§ **Short task**: Leave out the images; return the rest of the data exactly.

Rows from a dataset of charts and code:

============

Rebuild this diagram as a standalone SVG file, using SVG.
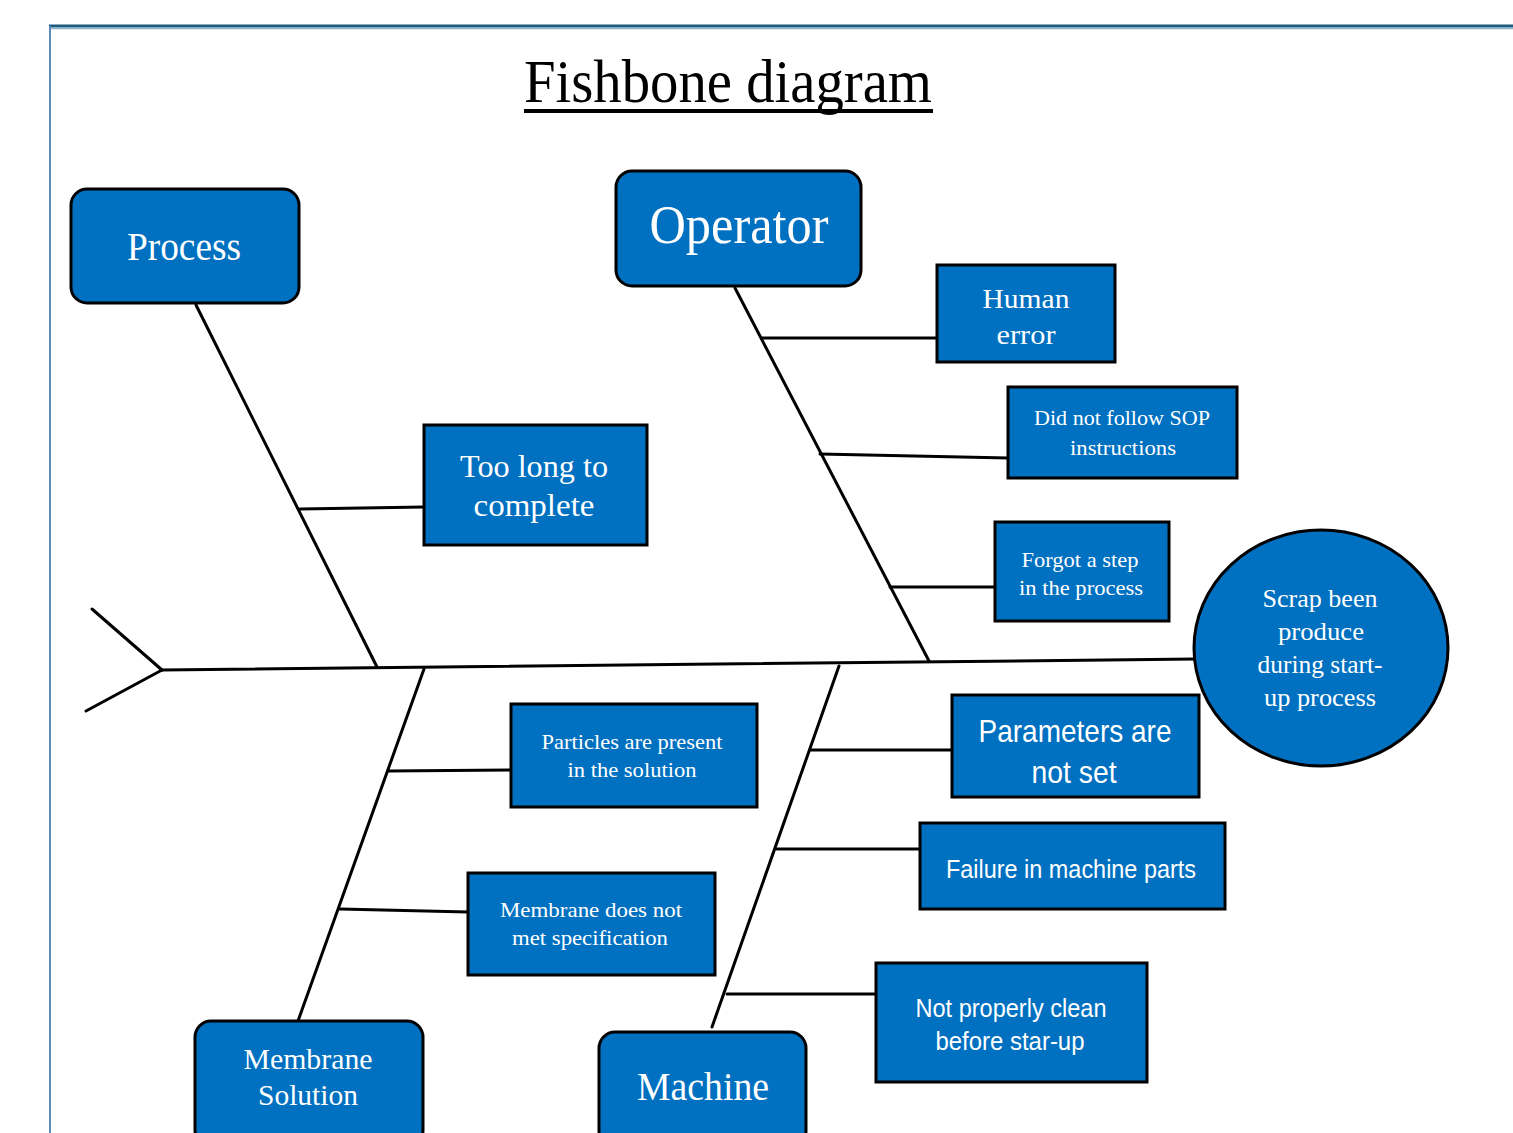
<svg xmlns="http://www.w3.org/2000/svg" width="1513" height="1133" viewBox="0 0 1513 1133">
<style>
.box{fill:#0070c0;stroke:#000;stroke-width:3}
.t{fill:#fff;font-family:"Liberation Serif","Times New Roman",serif;text-anchor:middle}
.s{fill:#fff;font-family:"Liberation Sans",Arial,sans-serif;text-anchor:middle}
.ln{stroke:#000;stroke-width:3;fill:none;stroke-linecap:round}
</style>
<rect x="0" y="0" width="1513" height="1133" fill="#fff"/>
<g id="frame">
<line x1="49" y1="26" x2="1513" y2="26" stroke="#1d5d80" stroke-width="3"/>
<line x1="49" y1="28.5" x2="1513" y2="28.5" stroke="#8fb3cc" stroke-width="1.5"/>
<line x1="50" y1="26" x2="50" y2="1133" stroke="#5b8db8" stroke-width="2"/>
</g>
<g id="title">
<text x="728" y="102" font-family="'Liberation Serif','Times New Roman',serif" font-size="62" fill="#000" text-anchor="middle" textLength="408" lengthAdjust="spacingAndGlyphs">Fishbone diagram</text>
<line x1="524" y1="111" x2="933" y2="111" stroke="#000" stroke-width="4"/>
</g>
<g id="connectors">
<line class="ln" x1="162" y1="670" x2="1195" y2="659"/>
<line class="ln" x1="92" y1="609" x2="162" y2="670"/>
<line class="ln" x1="86" y1="711" x2="162" y2="670"/>
<line class="ln" x1="196" y1="305" x2="377" y2="667"/>
<line class="ln" x1="300" y1="509" x2="424" y2="507"/>
<line class="ln" x1="735" y1="288" x2="929" y2="661"/>
<line class="ln" x1="762" y1="338" x2="937" y2="338"/>
<line class="ln" x1="820" y1="454" x2="1008" y2="458"/>
<line class="ln" x1="890" y1="587" x2="995" y2="587"/>
<line class="ln" x1="424" y1="669" x2="298" y2="1021" stroke-width="4"/>
<line class="ln" x1="388" y1="771" x2="511" y2="770"/>
<line class="ln" x1="340" y1="909" x2="468" y2="912"/>
<line class="ln" x1="839" y1="666" x2="712" y2="1027"/>
<line class="ln" x1="810" y1="750" x2="952" y2="750"/>
<line class="ln" x1="777" y1="849" x2="920" y2="849"/>
<line class="ln" x1="727" y1="994" x2="876" y2="994"/>
</g>
<g id="process">
<rect class="box" x="71" y="189" width="228" height="114" rx="16"/>
<text class="t" x="184" y="260" font-size="40" textLength="114" lengthAdjust="spacingAndGlyphs">Process</text>
</g>
<g id="operator">
<rect class="box" x="616" y="171" width="245" height="115" rx="16"/>
<text class="t" x="739" y="243" font-size="54" textLength="179" lengthAdjust="spacingAndGlyphs">Operator</text>
</g>
<g id="human-error">
<rect class="box" x="937" y="265" width="178" height="97"/>
<text class="t" x="1026" y="308" font-size="28" textLength="87" lengthAdjust="spacingAndGlyphs">Human</text>
<text class="t" x="1026" y="344" font-size="28" textLength="59" lengthAdjust="spacingAndGlyphs">error</text>
</g>
<g id="sop">
<rect class="box" x="1008" y="387" width="229" height="91"/>
<text class="t" x="1122" y="425" font-size="22" textLength="176" lengthAdjust="spacingAndGlyphs">Did not follow SOP</text>
<text class="t" x="1123" y="455" font-size="22" textLength="106" lengthAdjust="spacingAndGlyphs">instructions</text>
</g>
<g id="forgot">
<rect class="box" x="995" y="522" width="174" height="99"/>
<text class="t" x="1080" y="567" font-size="22" textLength="117" lengthAdjust="spacingAndGlyphs">Forgot a step</text>
<text class="t" x="1081" y="595" font-size="22" textLength="124" lengthAdjust="spacingAndGlyphs">in the process</text>
</g>
<g id="too-long">
<rect class="box" x="424" y="425" width="223" height="120"/>
<text class="t" x="534" y="477" font-size="32" textLength="148" lengthAdjust="spacingAndGlyphs">Too long to</text>
<text class="t" x="534" y="516" font-size="32" textLength="121" lengthAdjust="spacingAndGlyphs">complete</text>
</g>
<g id="effect">
<ellipse class="box" cx="1321" cy="648" rx="127" ry="118"/>
<text class="t" x="1320" y="607" font-size="26" textLength="115" lengthAdjust="spacingAndGlyphs">Scrap been</text>
<text class="t" x="1321" y="640" font-size="26" textLength="86" lengthAdjust="spacingAndGlyphs">produce</text>
<text class="t" x="1320" y="673" font-size="26" textLength="125" lengthAdjust="spacingAndGlyphs">during start-</text>
<text class="t" x="1320" y="706" font-size="26" textLength="112" lengthAdjust="spacingAndGlyphs">up process</text>
</g>
<g id="parameters">
<rect class="box" x="952" y="695" width="247" height="102"/>
<text class="s" x="1075" y="742" font-size="32" textLength="193" lengthAdjust="spacingAndGlyphs">Parameters are</text>
<text class="s" x="1074" y="783" font-size="32" textLength="85" lengthAdjust="spacingAndGlyphs">not set</text>
</g>
<g id="failure">
<rect class="box" x="920" y="823" width="305" height="86"/>
<text class="s" x="1071" y="878" font-size="26" textLength="250" lengthAdjust="spacingAndGlyphs">Failure in machine parts</text>
</g>
<g id="not-clean">
<rect class="box" x="876" y="963" width="271" height="119"/>
<text class="s" x="1011" y="1017" font-size="26" textLength="191" lengthAdjust="spacingAndGlyphs">Not properly clean</text>
<text class="s" x="1010" y="1050" font-size="26" textLength="149" lengthAdjust="spacingAndGlyphs">before star-up</text>
</g>
<g id="particles">
<rect class="box" x="511" y="704" width="246" height="103"/>
<text class="t" x="632" y="749" font-size="22" textLength="181" lengthAdjust="spacingAndGlyphs">Particles are present</text>
<text class="t" x="632" y="777" font-size="22" textLength="129" lengthAdjust="spacingAndGlyphs">in the solution</text>
</g>
<g id="membrane-spec">
<rect class="box" x="468" y="873" width="247" height="102"/>
<text class="t" x="591" y="917" font-size="22" textLength="182" lengthAdjust="spacingAndGlyphs">Membrane does not</text>
<text class="t" x="590" y="945" font-size="22" textLength="156" lengthAdjust="spacingAndGlyphs">met specification</text>
</g>
<g id="membrane-solution">
<rect class="box" x="195" y="1021" width="228" height="125" rx="16" stroke-width="4"/>
<text class="t" x="308" y="1069" font-size="30" textLength="129" lengthAdjust="spacingAndGlyphs">Membrane</text>
<text class="t" x="308" y="1105" font-size="30" textLength="100" lengthAdjust="spacingAndGlyphs">Solution</text>
</g>
<g id="machine">
<rect class="box" x="599" y="1032" width="207" height="115" rx="16"/>
<text class="t" x="703" y="1100" font-size="40" textLength="132" lengthAdjust="spacingAndGlyphs">Machine</text>
</g>
</svg>
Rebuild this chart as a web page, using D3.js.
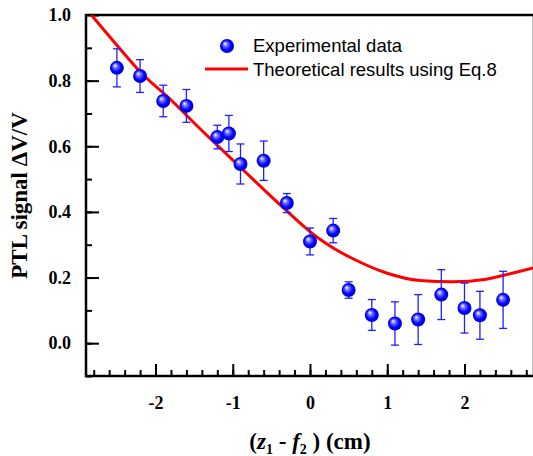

============

§ **Exercise answer**:
Rebuild this diagram as a standalone SVG file, using SVG.
<svg xmlns="http://www.w3.org/2000/svg" width="1513" height="1133" viewBox="0 0 1513 1133">
<style>
.box{fill:#0070c0;stroke:#000;stroke-width:3}
.t{fill:#fff;font-family:"Liberation Serif","Times New Roman",serif;text-anchor:middle}
.s{fill:#fff;font-family:"Liberation Sans",Arial,sans-serif;text-anchor:middle}
.ln{stroke:#000;stroke-width:3;fill:none;stroke-linecap:round}
</style>
<rect x="0" y="0" width="1513" height="1133" fill="#fff"/>
<g id="frame">
<line x1="49" y1="26" x2="1513" y2="26" stroke="#1d5d80" stroke-width="3"/>
<line x1="49" y1="28.5" x2="1513" y2="28.5" stroke="#8fb3cc" stroke-width="1.5"/>
<line x1="50" y1="26" x2="50" y2="1133" stroke="#5b8db8" stroke-width="2"/>
</g>
<g id="title">
<text x="728" y="102" font-family="'Liberation Serif','Times New Roman',serif" font-size="62" fill="#000" text-anchor="middle" textLength="408" lengthAdjust="spacingAndGlyphs">Fishbone diagram</text>
<line x1="524" y1="111" x2="933" y2="111" stroke="#000" stroke-width="4"/>
</g>
<g id="connectors">
<line class="ln" x1="162" y1="670" x2="1195" y2="659"/>
<line class="ln" x1="92" y1="609" x2="162" y2="670"/>
<line class="ln" x1="86" y1="711" x2="162" y2="670"/>
<line class="ln" x1="196" y1="305" x2="377" y2="667"/>
<line class="ln" x1="300" y1="509" x2="424" y2="507"/>
<line class="ln" x1="735" y1="288" x2="929" y2="661"/>
<line class="ln" x1="762" y1="338" x2="937" y2="338"/>
<line class="ln" x1="820" y1="454" x2="1008" y2="458"/>
<line class="ln" x1="890" y1="587" x2="995" y2="587"/>
<line class="ln" x1="424" y1="669" x2="298" y2="1021" stroke-width="4"/>
<line class="ln" x1="388" y1="771" x2="511" y2="770"/>
<line class="ln" x1="340" y1="909" x2="468" y2="912"/>
<line class="ln" x1="839" y1="666" x2="712" y2="1027"/>
<line class="ln" x1="810" y1="750" x2="952" y2="750"/>
<line class="ln" x1="777" y1="849" x2="920" y2="849"/>
<line class="ln" x1="727" y1="994" x2="876" y2="994"/>
</g>
<g id="process">
<rect class="box" x="71" y="189" width="228" height="114" rx="16"/>
<text class="t" x="184" y="260" font-size="40" textLength="114" lengthAdjust="spacingAndGlyphs">Process</text>
</g>
<g id="operator">
<rect class="box" x="616" y="171" width="245" height="115" rx="16"/>
<text class="t" x="739" y="243" font-size="54" textLength="179" lengthAdjust="spacingAndGlyphs">Operator</text>
</g>
<g id="human-error">
<rect class="box" x="937" y="265" width="178" height="97"/>
<text class="t" x="1026" y="308" font-size="28" textLength="87" lengthAdjust="spacingAndGlyphs">Human</text>
<text class="t" x="1026" y="344" font-size="28" textLength="59" lengthAdjust="spacingAndGlyphs">error</text>
</g>
<g id="sop">
<rect class="box" x="1008" y="387" width="229" height="91"/>
<text class="t" x="1122" y="425" font-size="22" textLength="176" lengthAdjust="spacingAndGlyphs">Did not follow SOP</text>
<text class="t" x="1123" y="455" font-size="22" textLength="106" lengthAdjust="spacingAndGlyphs">instructions</text>
</g>
<g id="forgot">
<rect class="box" x="995" y="522" width="174" height="99"/>
<text class="t" x="1080" y="567" font-size="22" textLength="117" lengthAdjust="spacingAndGlyphs">Forgot a step</text>
<text class="t" x="1081" y="595" font-size="22" textLength="124" lengthAdjust="spacingAndGlyphs">in the process</text>
</g>
<g id="too-long">
<rect class="box" x="424" y="425" width="223" height="120"/>
<text class="t" x="534" y="477" font-size="32" textLength="148" lengthAdjust="spacingAndGlyphs">Too long to</text>
<text class="t" x="534" y="516" font-size="32" textLength="121" lengthAdjust="spacingAndGlyphs">complete</text>
</g>
<g id="effect">
<ellipse class="box" cx="1321" cy="648" rx="127" ry="118"/>
<text class="t" x="1320" y="607" font-size="26" textLength="115" lengthAdjust="spacingAndGlyphs">Scrap been</text>
<text class="t" x="1321" y="640" font-size="26" textLength="86" lengthAdjust="spacingAndGlyphs">produce</text>
<text class="t" x="1320" y="673" font-size="26" textLength="125" lengthAdjust="spacingAndGlyphs">during start-</text>
<text class="t" x="1320" y="706" font-size="26" textLength="112" lengthAdjust="spacingAndGlyphs">up process</text>
</g>
<g id="parameters">
<rect class="box" x="952" y="695" width="247" height="102"/>
<text class="s" x="1075" y="742" font-size="32" textLength="193" lengthAdjust="spacingAndGlyphs">Parameters are</text>
<text class="s" x="1074" y="783" font-size="32" textLength="85" lengthAdjust="spacingAndGlyphs">not set</text>
</g>
<g id="failure">
<rect class="box" x="920" y="823" width="305" height="86"/>
<text class="s" x="1071" y="878" font-size="26" textLength="250" lengthAdjust="spacingAndGlyphs">Failure in machine parts</text>
</g>
<g id="not-clean">
<rect class="box" x="876" y="963" width="271" height="119"/>
<text class="s" x="1011" y="1017" font-size="26" textLength="191" lengthAdjust="spacingAndGlyphs">Not properly clean</text>
<text class="s" x="1010" y="1050" font-size="26" textLength="149" lengthAdjust="spacingAndGlyphs">before star-up</text>
</g>
<g id="particles">
<rect class="box" x="511" y="704" width="246" height="103"/>
<text class="t" x="632" y="749" font-size="22" textLength="181" lengthAdjust="spacingAndGlyphs">Particles are present</text>
<text class="t" x="632" y="777" font-size="22" textLength="129" lengthAdjust="spacingAndGlyphs">in the solution</text>
</g>
<g id="membrane-spec">
<rect class="box" x="468" y="873" width="247" height="102"/>
<text class="t" x="591" y="917" font-size="22" textLength="182" lengthAdjust="spacingAndGlyphs">Membrane does not</text>
<text class="t" x="590" y="945" font-size="22" textLength="156" lengthAdjust="spacingAndGlyphs">met specification</text>
</g>
<g id="membrane-solution">
<rect class="box" x="195" y="1021" width="228" height="125" rx="16" stroke-width="4"/>
<text class="t" x="308" y="1069" font-size="30" textLength="129" lengthAdjust="spacingAndGlyphs">Membrane</text>
<text class="t" x="308" y="1105" font-size="30" textLength="100" lengthAdjust="spacingAndGlyphs">Solution</text>
</g>
<g id="machine">
<rect class="box" x="599" y="1032" width="207" height="115" rx="16"/>
<text class="t" x="703" y="1100" font-size="40" textLength="132" lengthAdjust="spacingAndGlyphs">Machine</text>
</g>
</svg>
Rebuild this chart as a web page, using D3.js.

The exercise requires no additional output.